- Task details
Print the full listing exactly.

- Information given

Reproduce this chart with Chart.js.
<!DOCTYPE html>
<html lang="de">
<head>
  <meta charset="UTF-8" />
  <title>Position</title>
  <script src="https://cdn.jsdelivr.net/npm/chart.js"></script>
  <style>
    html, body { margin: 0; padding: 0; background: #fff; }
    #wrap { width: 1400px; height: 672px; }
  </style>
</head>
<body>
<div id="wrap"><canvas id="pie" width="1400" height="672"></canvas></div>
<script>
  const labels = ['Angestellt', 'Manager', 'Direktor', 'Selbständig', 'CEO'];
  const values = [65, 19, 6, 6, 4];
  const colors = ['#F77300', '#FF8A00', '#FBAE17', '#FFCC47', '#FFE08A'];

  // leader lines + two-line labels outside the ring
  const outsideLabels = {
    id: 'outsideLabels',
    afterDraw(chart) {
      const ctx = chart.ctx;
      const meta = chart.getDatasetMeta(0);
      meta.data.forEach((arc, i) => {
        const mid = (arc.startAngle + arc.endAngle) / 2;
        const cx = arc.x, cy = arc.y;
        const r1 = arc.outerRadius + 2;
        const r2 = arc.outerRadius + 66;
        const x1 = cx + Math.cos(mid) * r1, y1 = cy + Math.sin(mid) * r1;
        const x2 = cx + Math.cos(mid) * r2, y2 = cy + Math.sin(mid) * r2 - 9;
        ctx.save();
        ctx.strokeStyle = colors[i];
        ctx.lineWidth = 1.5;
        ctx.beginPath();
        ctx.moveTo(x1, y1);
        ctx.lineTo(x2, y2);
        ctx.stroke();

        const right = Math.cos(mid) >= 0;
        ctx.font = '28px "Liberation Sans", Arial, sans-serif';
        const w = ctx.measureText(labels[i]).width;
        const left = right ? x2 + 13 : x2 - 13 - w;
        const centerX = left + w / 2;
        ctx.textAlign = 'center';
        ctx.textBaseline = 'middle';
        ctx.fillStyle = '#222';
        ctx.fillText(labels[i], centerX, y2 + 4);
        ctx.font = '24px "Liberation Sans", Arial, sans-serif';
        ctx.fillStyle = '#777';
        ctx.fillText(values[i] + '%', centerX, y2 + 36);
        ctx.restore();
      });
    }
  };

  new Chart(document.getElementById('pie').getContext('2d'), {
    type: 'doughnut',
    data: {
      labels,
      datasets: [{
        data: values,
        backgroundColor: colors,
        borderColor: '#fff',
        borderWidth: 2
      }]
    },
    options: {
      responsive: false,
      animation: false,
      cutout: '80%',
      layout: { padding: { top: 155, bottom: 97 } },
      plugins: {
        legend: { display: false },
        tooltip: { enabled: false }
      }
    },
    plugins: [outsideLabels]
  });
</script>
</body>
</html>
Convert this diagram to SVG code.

- Task answer
Reproduce this chart with Chart.js.
<!DOCTYPE html>
<html lang="de">
<head>
  <meta charset="UTF-8" />
  <title>Position</title>
  <script src="https://cdn.jsdelivr.net/npm/chart.js"></script>
  <style>
    html, body { margin: 0; padding: 0; background: #fff; }
    #wrap { width: 1400px; height: 672px; }
  </style>
</head>
<body>
<div id="wrap"><canvas id="pie" width="1400" height="672"></canvas></div>
<script>
  const labels = ['Angestellt', 'Manager', 'Direktor', 'Selbständig', 'CEO'];
  const values = [65, 19, 6, 6, 4];
  const colors = ['#F77300', '#FF8A00', '#FBAE17', '#FFCC47', '#FFE08A'];

  // leader lines + two-line labels outside the ring
  const outsideLabels = {
    id: 'outsideLabels',
    afterDraw(chart) {
      const ctx = chart.ctx;
      const meta = chart.getDatasetMeta(0);
      meta.data.forEach((arc, i) => {
        const mid = (arc.startAngle + arc.endAngle) / 2;
        const cx = arc.x, cy = arc.y;
        const r1 = arc.outerRadius + 2;
        const r2 = arc.outerRadius + 66;
        const x1 = cx + Math.cos(mid) * r1, y1 = cy + Math.sin(mid) * r1;
        const x2 = cx + Math.cos(mid) * r2, y2 = cy + Math.sin(mid) * r2 - 9;
        ctx.save();
        ctx.strokeStyle = colors[i];
        ctx.lineWidth = 1.5;
        ctx.beginPath();
        ctx.moveTo(x1, y1);
        ctx.lineTo(x2, y2);
        ctx.stroke();

        const right = Math.cos(mid) >= 0;
        ctx.font = '28px "Liberation Sans", Arial, sans-serif';
        const w = ctx.measureText(labels[i]).width;
        const left = right ? x2 + 13 : x2 - 13 - w;
        const centerX = left + w / 2;
        ctx.textAlign = 'center';
        ctx.textBaseline = 'middle';
        ctx.fillStyle = '#222';
        ctx.fillText(labels[i], centerX, y2 + 4);
        ctx.font = '24px "Liberation Sans", Arial, sans-serif';
        ctx.fillStyle = '#777';
        ctx.fillText(values[i] + '%', centerX, y2 + 36);
        ctx.restore();
      });
    }
  };

  new Chart(document.getElementById('pie').getContext('2d'), {
    type: 'doughnut',
    data: {
      labels,
      datasets: [{
        data: values,
        backgroundColor: colors,
        borderColor: '#fff',
        borderWidth: 2
      }]
    },
    options: {
      responsive: false,
      animation: false,
      cutout: '80%',
      layout: { padding: { top: 155, bottom: 97 } },
      plugins: {
        legend: { display: false },
        tooltip: { enabled: false }
      }
    },
    plugins: [outsideLabels]
  });
</script>
</body>
</html>
Convert this diagram to SVG code.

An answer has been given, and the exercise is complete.